A motivation for this study has been the lack of reference values of utilities for diabetes and complications of diabetes that are used in economic evaluations of diabetes prevention and management. Cost-utility analyses may take the form of spreadsheet calculations, Markov modelling or more complex computer simulation modelling, but currently there seems to be no clear procedure by which to determine the most appropriate utility values to use in an analysis. In this context, an advantage of undertaking a meta-analysis is that it provides both an average value as well as extreme values that could be used in a sensitivity analysis. Such an approach could improve the comparability of models, as well as eliminate the possibility that a particular utility value has been chosen to produce a desired outcome. By providing a range of values alongside the summary utility scores, this could be useful in helping inform outcomes used in economic evaluations and policy analysis. This is particularly important in the field of diabetes as there is considerable heterogeneity in the utility values between studies. The greater use of meta-analysis of HRQoL outcomes would seem particularly important when they are used to help inform economic evaluations for re-imbursement decisions of new diabetes therapies and technologies (such as by NICE [67] and PBAC [68]).

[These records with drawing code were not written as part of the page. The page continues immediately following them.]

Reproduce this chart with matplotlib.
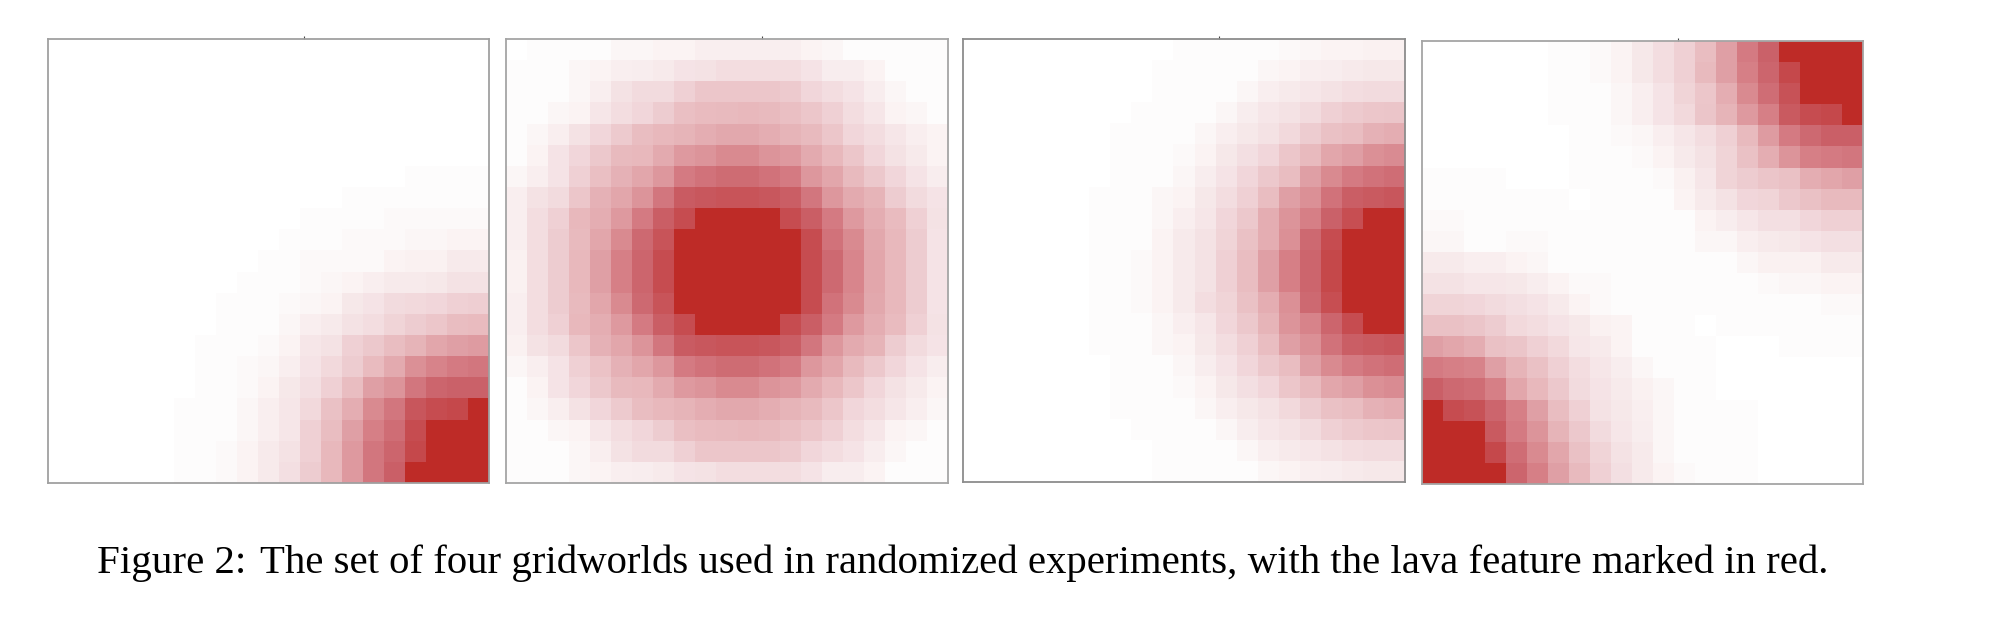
import matplotlib
matplotlib.use('Agg')
import matplotlib.pyplot as plt
from matplotlib.colors import LinearSegmentedColormap
import numpy as np

# lava intensity per cell, 0 = white, 100 = full red
corner_grid = [
    [0,0,0,0,0,0,0,0,0,0,0,0,0,0,0,0,0,0,0,0,0],
    [0,0,0,0,0,0,0,0,0,0,0,0,0,0,0,0,0,0,0,0,0],
    [0,0,0,0,0,0,0,0,0,0,0,0,0,0,0,0,0,0,0,0,0],
    [0,0,0,0,0,0,0,0,0,0,0,0,0,0,0,0,0,0,0,0,0],
    [0,0,0,0,0,0,0,0,0,0,0,0,0,0,0,0,0,0,0,0,0],
    [0,0,0,0,0,0,0,0,0,0,0,0,0,0,0,0,0,0,0,0,0],
    [0,0,0,0,0,0,0,0,0,0,0,0,0,0,0,0,0,1,1,1,1],
    [0,0,0,0,0,0,0,0,0,0,0,0,0,0,1,1,1,1,1,1,1],
    [0,0,0,0,0,0,0,0,0,0,0,0,1,1,1,1,2,2,2,2,2],
    [0,0,0,0,0,0,0,0,0,0,0,1,1,1,2,2,2,3,3,4,4],
    [0,0,0,0,0,0,0,0,0,0,1,1,2,2,2,2,4,5,5,8,8],
    [0,0,0,0,0,0,0,0,0,1,1,1,2,3,4,6,8,8,9,12,12],
    [0,0,0,0,0,0,0,0,1,1,1,2,3,4,9,11,15,16,17,20,21],
    [0,0,0,0,0,0,0,0,1,1,1,3,6,8,12,14,18,22,25,30,31],
    [0,0,0,0,0,0,0,1,1,1,2,4,10,12,20,24,30,35,42,45,47],
    [0,0,0,0,0,0,0,1,1,2,3,6,11,16,22,31,40,52,58,62,64],
    [0,0,0,0,0,0,0,1,1,2,4,9,13,20,30,45,50,64,72,74,74],
    [0,0,0,0,0,0,1,1,1,3,6,10,16,28,38,55,64,80,85,87,100],
    [0,0,0,0,0,0,1,1,1,3,6,10,20,30,45,60,68,85,100,100,100],
    [0,0,0,0,0,0,1,1,2,4,8,12,20,33,48,64,72,87,100,100,100],
    [0,0,0,0,0,0,1,1,2,4,8,13,22,33,48,64,75,100,100,100,100],
]

center_grid = [
    [0,1,1,1,1,3,3,4,4,6,6,6,6,6,4,3,1,1,1,1,1],
    [1,1,1,3,4,6,7,8,11,12,14,14,14,14,11,7,7,4,1,1,1],
    [1,1,1,3,6,12,15,15,20,25,25,25,25,23,17,14,11,7,3,1,1],
    [1,1,3,4,10,14,17,22,29,31,32,33,32,29,25,20,14,10,4,3,1],
    [1,3,6,12,17,23,30,33,35,38,41,41,38,35,32,25,17,14,10,6,4],
    [1,4,11,17,24,32,33,40,48,50,55,55,50,48,40,33,25,17,12,8,4],
    [3,6,11,20,29,36,42,49,62,66,69,69,66,62,49,42,32,24,17,11,7],
    [6,12,15,25,36,42,50,64,77,79,81,81,79,76,64,49,40,35,22,15,11],
    [6,14,20,33,38,48,62,76,85,100,100,100,100,85,76,62,48,38,31,20,12],
    [6,14,22,32,42,55,70,81,100,100,100,100,100,100,85,66,55,41,33,22,11],
    [5,14,22,33,45,60,72,85,100,100,100,100,100,100,85,70,57,42,33,22,11],
    [5,14,22,33,45,60,72,85,100,100,100,100,100,100,85,70,57,42,33,22,11],
    [6,14,22,32,42,55,70,81,100,100,100,100,100,100,85,66,55,41,33,22,11],
    [6,14,20,33,38,48,62,76,85,100,100,100,100,85,76,62,48,38,31,20,12],
    [5,12,15,25,36,42,50,64,77,79,81,81,79,76,64,49,40,35,22,15,11],
    [3,6,11,20,27,36,42,49,62,66,69,69,66,62,49,42,32,24,17,11,7],
    [1,4,11,17,24,32,33,40,48,50,55,55,50,48,40,33,25,17,12,8,4],
    [1,3,6,12,17,23,30,33,35,38,41,41,38,35,32,25,17,14,10,6,3],
    [1,1,3,4,10,14,17,22,29,31,32,33,32,29,25,20,14,10,4,3,1],
    [1,1,1,3,6,12,15,15,20,25,25,25,25,23,17,14,11,7,3,1,1],
    [1,1,1,3,4,6,7,8,11,12,14,14,14,14,11,7,7,4,1,1,1],
]

edge_grid = [
    [0,0,0,0,0,0,0,0,0,0,1,1,1,1,1,2,3,4,4,5,5],
    [0,0,0,0,0,0,0,0,0,1,1,1,1,1,3,4,6,7,8,9,9],
    [0,0,0,0,0,0,0,0,0,1,1,1,1,3,6,8,10,12,14,15,15],
    [0,0,0,0,0,0,0,0,1,1,1,1,3,7,10,12,15,20,23,25,26],
    [0,0,0,0,0,0,0,1,1,1,1,3,6,9,12,16,22,28,30,36,38],
    [0,0,0,0,0,0,0,1,1,1,2,4,9,13,17,25,32,42,46,52,54],
    [0,0,0,0,0,0,0,1,1,1,3,7,11,17,24,30,45,55,62,66,68],
    [0,0,0,0,0,0,1,1,1,3,4,9,14,20,30,45,52,66,76,78,80],
    [0,0,0,0,0,0,1,1,1,3,6,10,17,24,38,50,60,74,84,100,100],
    [0,0,0,0,0,0,1,1,1,4,8,12,18,28,38,52,70,85,100,100,100],
    [0,0,0,0,0,0,1,1,2,4,8,12,20,30,45,60,72,88,100,100,100],
    [0,0,0,0,0,0,1,1,2,4,8,12,20,30,45,60,72,88,100,100,100],
    [0,0,0,0,0,0,1,1,2,4,8,14,18,28,38,52,70,84,100,100,100],
    [0,0,0,0,0,0,1,1,1,3,6,10,17,24,35,50,58,72,85,100,100],
    [0,0,0,0,0,0,1,1,1,3,4,9,14,20,30,45,52,66,76,78,80],
    [0,0,0,0,0,0,0,1,1,1,3,7,11,17,24,30,45,55,62,66,68],
    [0,0,0,0,0,0,0,1,1,1,2,4,9,13,17,25,32,42,46,52,54],
    [0,0,0,0,0,0,0,1,1,1,1,3,6,9,12,16,22,28,30,36,38],
    [0,0,0,0,0,0,0,0,1,1,1,1,3,7,10,12,15,20,23,25,26],
    [0,0,0,0,0,0,0,0,0,1,1,1,1,3,6,8,10,12,14,15,15],
    [0,0,0,0,0,0,0,0,0,1,1,1,1,1,3,4,6,7,8,9,9],
]

diagonal_grid = [
    [0,0,0,0,0,0,1,1,2,4,9,14,20,30,45,62,74,100,100,100,100],
    [0,0,0,0,0,0,1,1,2,4,9,14,20,32,45,60,72,87,100,100,100],
    [0,0,0,0,0,0,1,1,1,3,6,11,18,25,38,55,68,82,100,100,100],
    [0,0,0,0,0,0,1,1,1,3,6,11,16,26,35,48,60,78,85,87,100],
    [0,0,0,0,0,0,0,1,1,2,3,6,10,14,20,32,47,62,70,75,75],
    [0,0,0,0,0,0,0,1,1,1,2,4,8,12,18,28,38,50,60,62,64],
    [1,1,1,1,0,0,0,1,1,1,1,2,5,10,18,22,26,28,38,42,45],
    [1,1,1,1,1,1,1,0,1,1,1,1,4,8,12,17,18,24,28,32,32],
    [2,2,1,1,1,1,1,1,1,1,1,1,1,4,7,10,13,13,17,20,20],
    [3,3,1,1,2,2,1,1,1,1,1,1,1,3,3,6,8,9,11,13,13],
    [8,8,6,6,4,3,1,1,1,1,1,1,1,1,1,3,5,5,5,8,8],
    [12,12,10,10,9,7,4,2,2,1,1,1,1,1,1,1,2,3,3,4,4],
    [18,18,17,15,13,11,8,4,2,1,1,1,1,1,1,1,1,1,1,2,2],
    [28,28,26,22,16,14,11,9,5,4,1,1,1,0,1,1,1,1,1,1,1],
    [45,42,38,28,26,20,16,10,8,4,1,1,1,1,0,0,0,1,1,1,1],
    [62,60,58,45,35,28,20,14,10,7,3,1,1,1,0,0,0,0,0,0,0],
    [75,70,68,60,42,33,24,15,11,8,5,3,1,1,0,0,0,0,0,0,0],
    [100,85,82,72,60,45,30,20,12,9,6,3,1,1,1,1,0,0,0,0,0],
    [100,100,100,78,62,50,35,24,15,10,7,3,1,1,1,1,0,0,0,0,0],
    [100,100,100,87,68,55,42,28,18,12,8,3,1,1,1,1,0,0,0,0,0],
    [100,100,100,100,72,60,45,32,20,13,8,4,2,1,1,1,0,0,0,0,0],
]

grids = [corner_grid, center_grid, edge_grid, diagonal_grid]
caption_label = "Figure 2:"
caption_body = "The set of four gridworlds used in randomized experiments, with the lava feature marked in red."

WIDTH, HEIGHT = 2012, 642
# left, right, top, bottom of each panel in image pixels
boxes = [(48, 489, 39, 483), (506, 948, 39, 483), (963, 1405, 39, 482), (1422, 1863, 41, 484)]
frame_colors = ["#a0a0a0", "#a5a5a5", "#8c8c8c", "#a5a5a5"]
tick_x = 11.67

# colours picked off the reference cells, stops on the 0-100 intensity scale
stops = [(0, "#ffffff"), (1, "#fdfcfc"), (4, "#fbf3f3"), (10, "#f6e6e8"), (20, "#efd0d4"),
         (33, "#e8b8bc"), (45, "#e0a0a6"), (60, "#d67f86"), (74, "#cb626a"), (87, "#c6494c"),
         (99, "#c4403f"), (100, "#be2b27")]
lava = LinearSegmentedColormap.from_list("lava", [(v / 100, c) for v, c in stops])

fig = plt.figure(figsize=(WIDTH / 100, HEIGHT / 100), dpi=100, facecolor="white")

for grid, (left, right, top, bottom), frame in zip(grids, boxes, frame_colors):
    ax = fig.add_axes([left / WIDTH, 1 - bottom / HEIGHT, (right - left) / WIDTH, (bottom - top) / HEIGHT])
    ax.imshow(np.array(grid), cmap=lava, vmin=0, vmax=100, aspect="auto", interpolation="nearest")
    ax.xaxis.tick_top()
    ax.set_xticks([tick_x], [""])
    ax.set_yticks([])
    ax.tick_params(axis="x", length=2, width=0.8, color="#444444")
    for spine in ax.spines.values():
        spine.set_color(frame)
        spine.set_linewidth(1.3)

# LaTeX leaves a wider gap after the colon, so the label is placed on its own
fig.text(97 / WIDTH, 1 - 573 / HEIGHT, caption_label, family="Liberation Serif", fontsize=29.5,
         color="black", ha="left", va="baseline")
fig.text(260.5 / WIDTH, 1 - 573 / HEIGHT, caption_body, family="Liberation Serif", fontsize=29.3,
         color="black", ha="left", va="baseline")

fig.savefig("out.png", dpi=100)
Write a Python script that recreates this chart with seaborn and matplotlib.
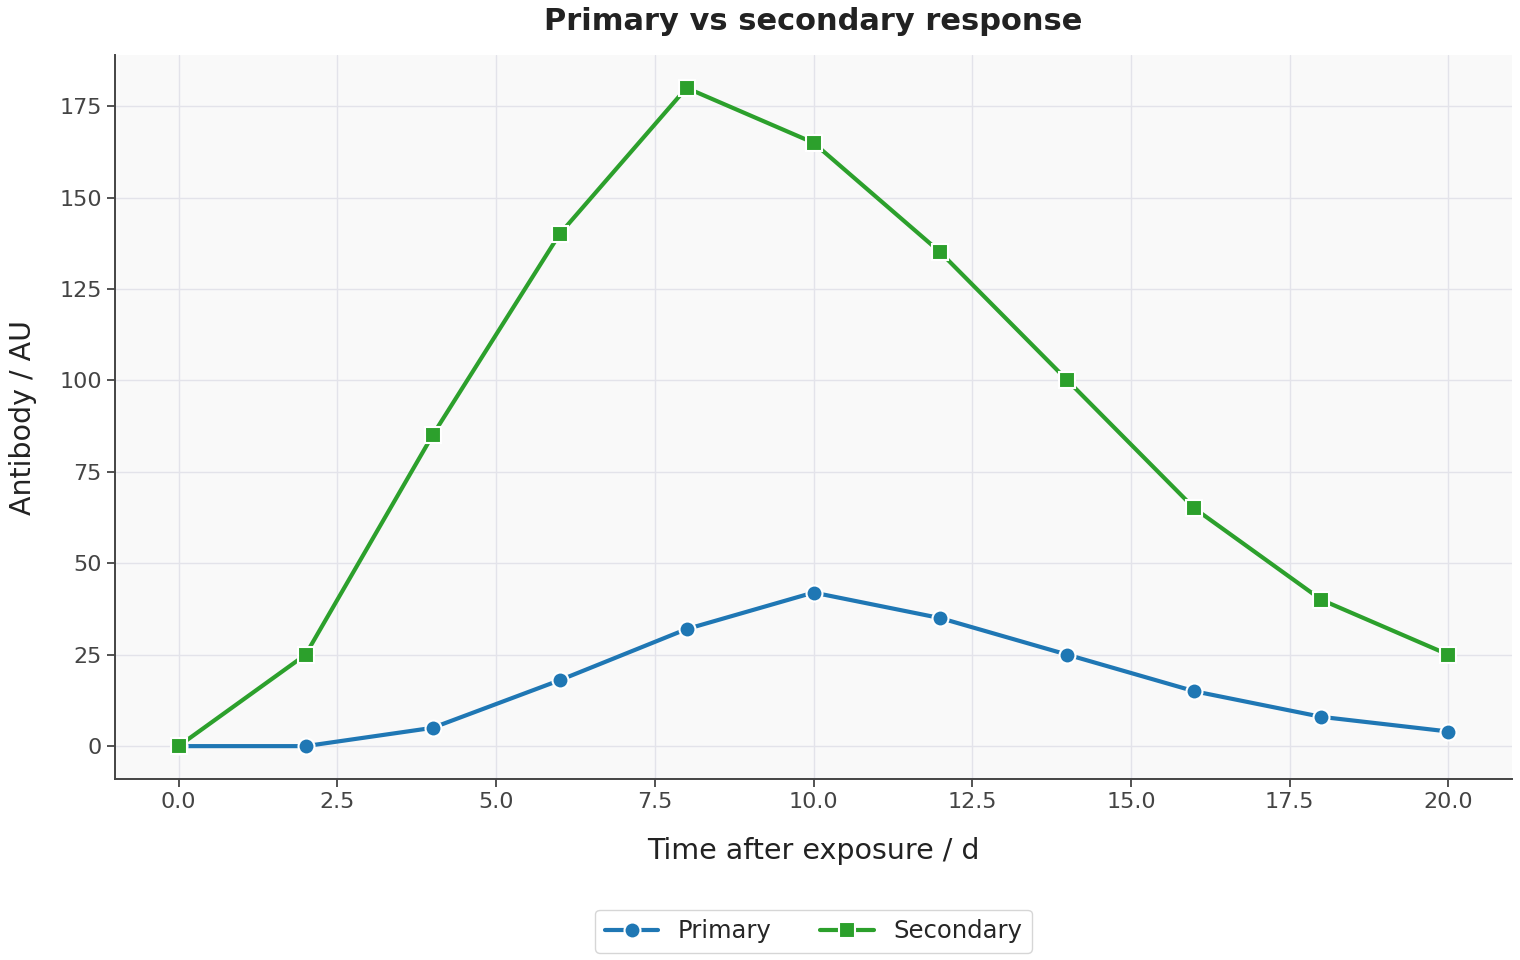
import numpy as np
import pandas as pd
import matplotlib
matplotlib.use("Agg")
import matplotlib.pyplot as plt
import seaborn as sns

# data
time_d = [0, 2, 4, 6, 8, 10, 12, 14, 16, 18, 20]
primary = [0, 0, 5, 18, 32, 42, 35, 25, 15, 8, 4]
secondary = [0, 25, 85, 140, 180, 165, 135, 100, 65, 40, 25]
series_names = ["Primary", "Secondary"]
series_colors = ["#1f77b4", "#2ca02c"]

df = pd.DataFrame(
    {
        "time": time_d * 2,
        "value": primary + secondary,
        "series": [series_names[0]] * len(time_d) + [series_names[1]] * len(time_d),
    }
)

sns.set_theme(style="ticks")
plt.rcParams["font.family"] = ["DejaVu Sans"]

fig = plt.figure(figsize=(15.2, 9.6), dpi=100)
ax = fig.add_axes([0.0757, 0.1885, 0.919, 0.7542])
ax.set_facecolor("#f9f9f9")

sns.lineplot(
    data=df,
    x="time",
    y="value",
    hue="series",
    style="series",
    palette=series_colors,
    markers=["o", "s"],
    dashes=False,
    linewidth=3,
    markersize=11.5,
    markeredgecolor="white",
    markeredgewidth=1.5,
    ax=ax,
)

ax.grid(True, color="#e3e3ea", linewidth=1.0)
ax.set_axisbelow(True)
sns.despine(ax=ax)
for side in ["left", "bottom"]:
    ax.spines[side].set_color("#444444")
    ax.spines[side].set_linewidth(1.4)
ax.tick_params(colors="#444444", labelsize=16, length=6, width=1.3)
for lab in ax.get_xticklabels() + ax.get_yticklabels():
    lab.set_color("#444444")

ax.set_title("Primary vs secondary response", fontsize=22, fontweight="bold",
             color="#222222", pad=18)
ax.set_xlabel("Time after exposure / d", fontsize=20.5, color="#222222", labelpad=18)
ax.set_ylabel("Antibody / AU", fontsize=20.5, color="#222222", labelpad=16)

ax.legend(
    loc="upper center",
    bbox_to_anchor=(0.5, -0.1635),
    ncol=2,
    frameon=True,
    fontsize=17.5,
    edgecolor="#cccccc",
    columnspacing=2.0,
    handlelength=2.2,
    title=None,
)

fig.savefig("out.png", dpi=100)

In conclusion, this study represents one of the first meta-analyses of preference-based outcomes for diabetes patients and diabetic complications. There was a large range of utility values for diabetes patients, and its complications found in the literature search due in part to the average age, proportion of males in the study and the elicitation method. These can produce substantial differences in QALYs estimates for people with diabetes, particularly those experiencing major complications. However, our results of testing a hypothetical new diabetes therapy showed that the heterogeneity of utility values had a lesser impact on the incremental QALYs gained for a new diabetes therapy or intervention.